Start with a phone call with HR, talking about past experience and general fit for the company.
Next part is a 1 hour long remote coding session, you will be asked to download a starter project 1-2 days prior so you can get an basic understanding of what the assignment will be about. 1 hour will be very tight for this so come prepared or not going to finish it at all. Don't expect any help during this, just work as fast as possible.
Passing the remote interview granted me an 4+ hour onsite interview. This consists of 2 technical coding sessions and 2 behavior questioning session.
One of the technical session will require you to implement a custom date view within a very short time(less than a hour) while being watched and is pretty hard unless you freshly did something like it not long ago.
Second technical session was continuing working on the first project to add half a dozen more features alone in the room. Again, very tight on time. Only a coding wizard with very fast fingers and/or wealth of existing codebase to reference from can actually finish these challenges. (I was unable to, which I believe was the reason behind the rejection).
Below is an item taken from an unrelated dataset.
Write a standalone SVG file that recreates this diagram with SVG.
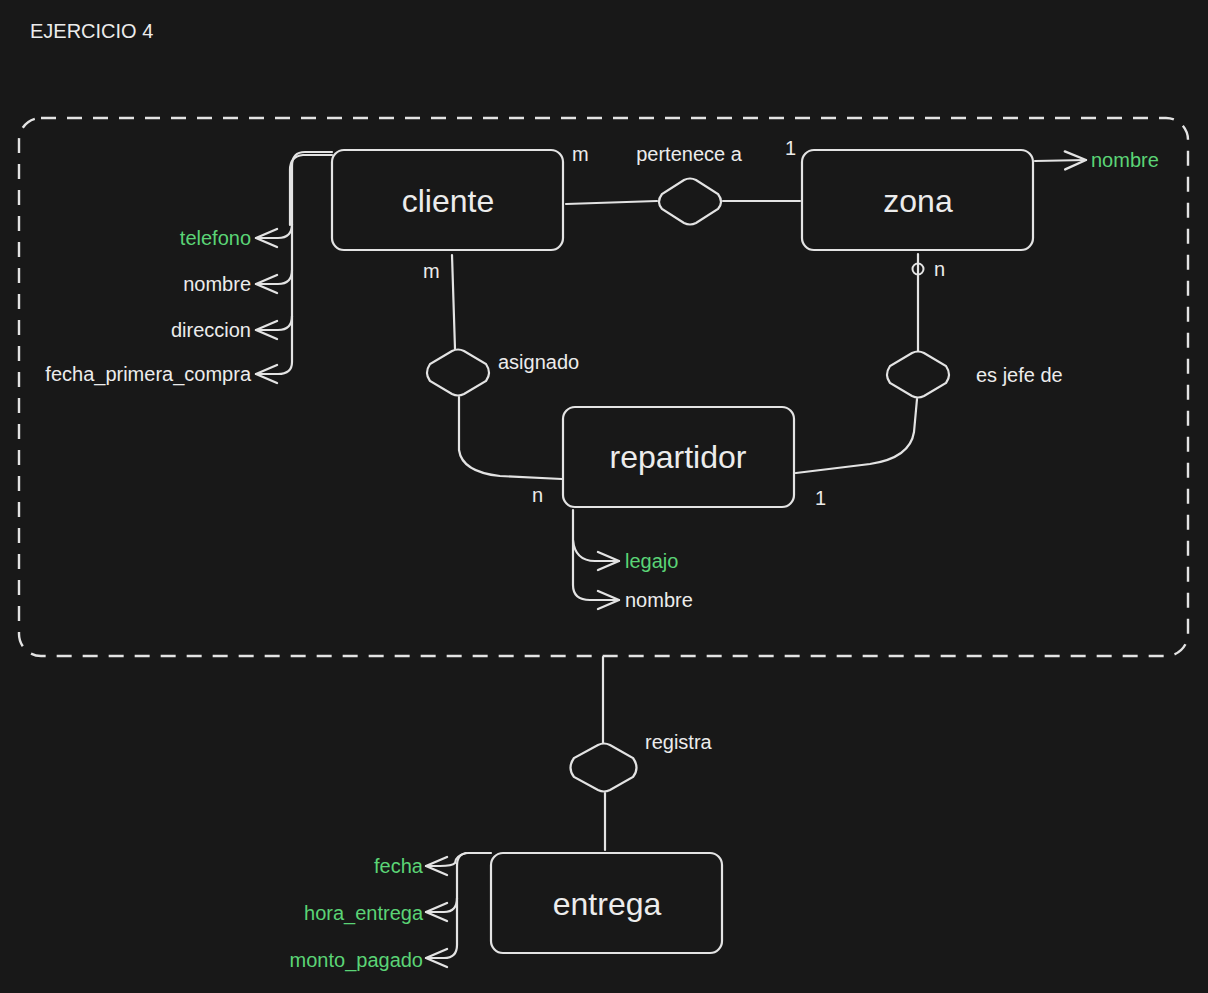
<svg xmlns="http://www.w3.org/2000/svg" width="1208" height="993" viewBox="0 0 1208 993">
<style>
.ln{fill:none;stroke:#e3e3e3;stroke-width:2.2;stroke-linecap:round;stroke-linejoin:round}
.box{fill:#181818;stroke:#e3e3e3;stroke-width:2.2}
.t{font-family:"Liberation Sans",Arial,sans-serif;fill:#ececec}
.ent{font-size:32px;text-anchor:middle}
.lb{font-size:20px}
.g{fill:#5bd476}
.r{text-anchor:end}
</style>
<defs>
<marker id="arr" viewBox="-24 -13 26 26" refX="0" refY="0" markerWidth="26" markerHeight="26" markerUnits="userSpaceOnUse" orient="auto">
<path d="M-21,-9 L0,0 L-21,9" fill="none" stroke="#e3e3e3" stroke-width="2.4" stroke-linecap="round" stroke-linejoin="round"/>
</marker>
</defs>
<rect width="1208" height="993" fill="#181818"/>
<text class="t" x="30" y="38" font-size="20">EJERCICIO 4</text>
<rect x="19" y="118" width="1169" height="538" rx="22" fill="none" stroke="#e3e3e3" stroke-width="2.4" stroke-dasharray="15 11"/>

<g id="connectors">
<path class="ln" d="M566,204 L657,201"/>
<path class="ln" d="M723,201 L800,201"/>
<path class="ln" d="M452,255 L455,349"/>
<path class="ln" d="M459,397 L459,450 Q462,472 500,476 L562,479"/>
<path class="ln" d="M918,254 L918,351"/>
<circle cx="918" cy="269" r="5.5" fill="none" stroke="#e3e3e3" stroke-width="2"/>
<path class="ln" d="M917,399 L914,432 Q910,458 870,464 L796,473"/>
<path class="ln" d="M603,657 L603,743"/>
<path class="ln" d="M605,793 L605,850"/>
<!-- cliente attrs -->
<path class="ln" d="M332,152 L305,152 Q292,152 292,166 L292,362 Q292,374 278,374 L256,374" marker-end="url(#arr)"/>
<path class="ln" d="M332,155 L303,155 Q290,156 290,170 L290,225"/>
<path class="ln" d="M292,224 Q292,238 278,238 L256,238" marker-end="url(#arr)"/>
<path class="ln" d="M292,270 Q292,284 278,284 L256,284" marker-end="url(#arr)"/>
<path class="ln" d="M292,316 Q292,330 278,330 L256,330" marker-end="url(#arr)"/>
<!-- zona attr -->
<path class="ln" d="M1035,161 L1086,160" marker-end="url(#arr)"/>
<!-- repartidor attrs -->
<path class="ln" d="M573,510 L573,585 Q573,600 590,600 L619,600" marker-end="url(#arr)"/>
<path class="ln" d="M573,540 Q575,561 595,561 L619,561" marker-end="url(#arr)"/>
<!-- entrega attrs -->
<path class="ln" d="M491,853 L468,853 Q457,853 457,866 L457,945 Q457,958 444,958 L426,958" marker-end="url(#arr)"/>
<path class="ln" d="M466,853 Q455,856 455,863 Q452,866 440,866 L426,866" marker-end="url(#arr)"/>
<path class="ln" d="M457,898 Q457,912 444,912 L426,912" marker-end="url(#arr)"/>
</g>

<g id="cliente">
<rect class="box" x="332" y="150" width="231" height="100" rx="12"/>
<text class="t ent" x="448" y="212">cliente</text>
</g>
<g id="zona">
<rect class="box" x="802" y="150" width="231" height="100" rx="12"/>
<text class="t ent" x="918" y="212">zona</text>
</g>
<g id="repartidor">
<rect class="box" x="563" y="407" width="231" height="100" rx="12"/>
<text class="t ent" x="678" y="468">repartidor</text>
</g>
<g id="entrega">
<rect class="box" x="491" y="853" width="231" height="100" rx="12"/>
<text class="t ent" x="607" y="915">entrega</text>
</g>

<g id="pertenece">
<path class="box" d="M684,180 Q690,177 696,180 L718,194 Q724,202 718,209 L696,223 Q690,226 684,223 L662,209 Q656,202 662,194 Z"/>
<text class="t lb" x="689" y="161" text-anchor="middle">pertenece a</text>
<text class="t lb" x="572" y="161">m</text>
<text class="t lb" x="785" y="155">1</text>
</g>
<g id="asignado">
<path class="box" d="M452,351 Q458,348 464,351 L486,364 Q492,373 486,381 L464,394 Q458,397 452,394 L430,381 Q424,373 430,364 Z"/>
<text class="t lb" x="498" y="369">asignado</text>
<text class="t lb" x="423" y="278">m</text>
<text class="t lb" x="532" y="502">n</text>
</g>
<g id="esjefede">
<path class="box" d="M912,353 Q918,350 924,353 L946,366 Q952,375 946,383 L924,396 Q918,399 912,396 L890,383 Q884,375 890,366 Z"/>
<text class="t lb" x="976" y="382">es jefe de</text>
<text class="t lb" x="934" y="276">n</text>
<text class="t lb" x="815" y="505">1</text>
</g>
<g id="registra">
<path class="box" d="M598,745 Q604,742 610,745 L633,758 Q640,768 633,777 L610,790 Q604,793 598,790 L574,777 Q567,768 574,758 Z"/>
<text class="t lb" x="645" y="749">registra</text>
</g>

<g id="attrs">
<text class="t lb r g" x="251" y="245">telefono</text>
<text class="t lb r" x="251" y="291">nombre</text>
<text class="t lb r" x="251" y="337">direccion</text>
<text class="t lb r" x="251" y="381">fecha_primera_compra</text>
<text class="t lb g" x="1091" y="167">nombre</text>
<text class="t lb g" x="625" y="568">legajo</text>
<text class="t lb" x="625" y="607">nombre</text>
<text class="t lb r g" x="423" y="873">fecha</text>
<text class="t lb r g" x="423" y="920">hora_entrega</text>
<text class="t lb r g" x="423" y="967">monto_pagado</text>
</g>
</svg>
At this point, they have mostly likely already made up their mind on their decision. So just go through the last filler hour of questioning and you are done. Do your best to 'brag' about your past achievements during this hour, talk about how you take work seriously, etc.
That's it, enjoy a tour of the office.
Summary: I liked their interviewing process, no complaints there. You need to be very fast at coding. Non keyboard-wizards need not apply. No white-boarding here.